September 7, 2021analytics citizen data science careers Data science forestry statistics
As a part of my work with the University of Minnesota Extension, we run the Assessing Vegetation Impacts from Deer program. The AVID program engages citizen scientists to monitor tree seedlings that are susceptible to browse from white-tailed deer. With little information on deer browse impacts for most of Minnesota’s tree species, the data are beginning to provide insights on how deer browse degrades the health of the forest.
The success of the program relies on a powerful group of individuals: citizen scientists. These volunteers have been through a four-hour training program that taught them how to set up regeneration plots in a forest of their choosing, identify tree species, and collect tree seedling height measurements using a comprehensive protocol.
A model citizen scientist in the AVID program is Kathy, a retired schoolteacher who has set up several AVID plots at locations around the Twin Cities Metro and at her family cabin in northern Minnesota. She is also a volunteer with the Master Naturalist program–to say she is an experienced naturalist is an understatement.
Kathy is a model citizen scientist because of the passion she has for the AVID project and her attention to detail when collecting and reporting data. She emailed last year with photos asking if the oak seedling she was looking at was a bur oak or a white oak. In her first year collecting data she measured tree seedling heights to the nearest sixteenth of an inch. (A follow-up phone call with her conveyed that the nearest inch would do for most forestry applications.)
I have learned a great deal from Kathy about the AVID program from the volunteer’s perspective. As an early participant in the program, Kathy provided feedback on the measuring stick we provided volunteers to collect data (it was a “cheap plastic” material). She also had suggestions for websites to find better quality photos of seedlings (“Minnesota Wildflowers has great photos of trees, too”).
While our team at the University of Minnesota is doing the data analysis using measurements collected by volunteers, without the passion of dozens of Kathy’s in the program, our project will not be successful.
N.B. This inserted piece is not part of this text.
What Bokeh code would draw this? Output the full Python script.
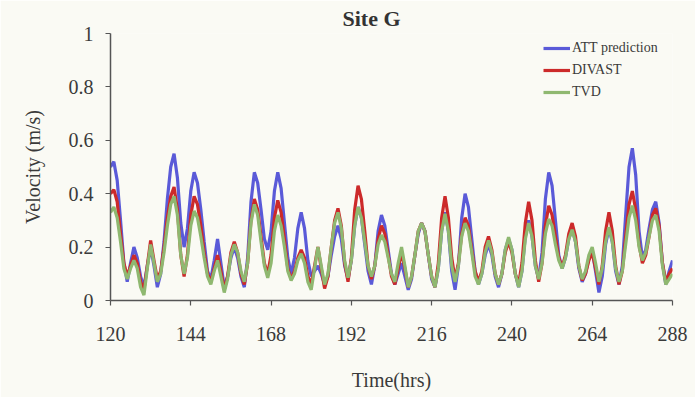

Kathy is not a data scientist, but performs the work of a “citizen data scientist”.
Citizen data scientists in forest analytics
There are likely citizen data scientists working with you that can provide value to your next analytics project. Citizen data scientists are practitioners that are involved in data science and analytics work, but their primary role is outside of the data analysis group within an organization.
Citizen data scientists often have the following traits within an organization:
- They understand the structure and mission of the organization very well.
- They have previous experience in applying analytics to solve problems in the organization.
- They have expertise in a domain of interest (e.g., forestry or natural resources).
- They offer a unique perspective.
Citizen data scientists are analytically-minded individuals that can be used to fill the gap of an organization’s analytics needs. As many are aware, there is a shortage of highly-trained biometricians and data scientists within the forestry and natural resources profession. Add on top of that the reduction of research in forestry and the increasing reliance on data and analytics to inform business decisions, you will recognize the value of citizen data scientists in your organization.
In forestry organizations, the job titles of citizen data scientists are likely diverse. At the foundation, foresters and field crew technicians provide timely updates and feedback on what is working and not working when collecting data. While most forest analytics happens in front of a computer screen, there is no replacing the insights and perspectives that boots on the ground can provide when interpreting the data that foresters collect.
Citizen data scientists are also likely professionals in your organization that have vast experiences in analyzing forestry data. They might be well versed in software like Excel and the Esri suite of products. While they may not be acquainted with recently developed analytics tools like machine learning and cloud computing, they can continue to provide value to your organization.
The best way to empower citizen data scientists in your organization is to democratize your data and analytics processes. Instead of permitting only your “numbers team” to do your analytics work, allow all practitioners the opportunity to weigh in, provide feedback, and analyze datasets when needed. In short, listen to all of the practitioners that have a stake in the collection and analysis of your data, and you will add value to your team and ultimately the work that results from it.
Citizen data scientists are practitioners that do not have formal data science and analytics roles, but provide value to analytics teams within organizations. They often have previous experience in analytics applications or play an important role in the collection of data. By making your analytics processes more transparent and available, you can empower citizen data scientists in your organization to bring it more value.
For more on citizen data scientists, I recommend reading Jeremy Adamson’s new book Minding the Machines. It provides an excellent background on the strategies and processes behind building analytics teams. Most importantly, it discusses how people fit into data science and analytics teams in the 2020s and beyond.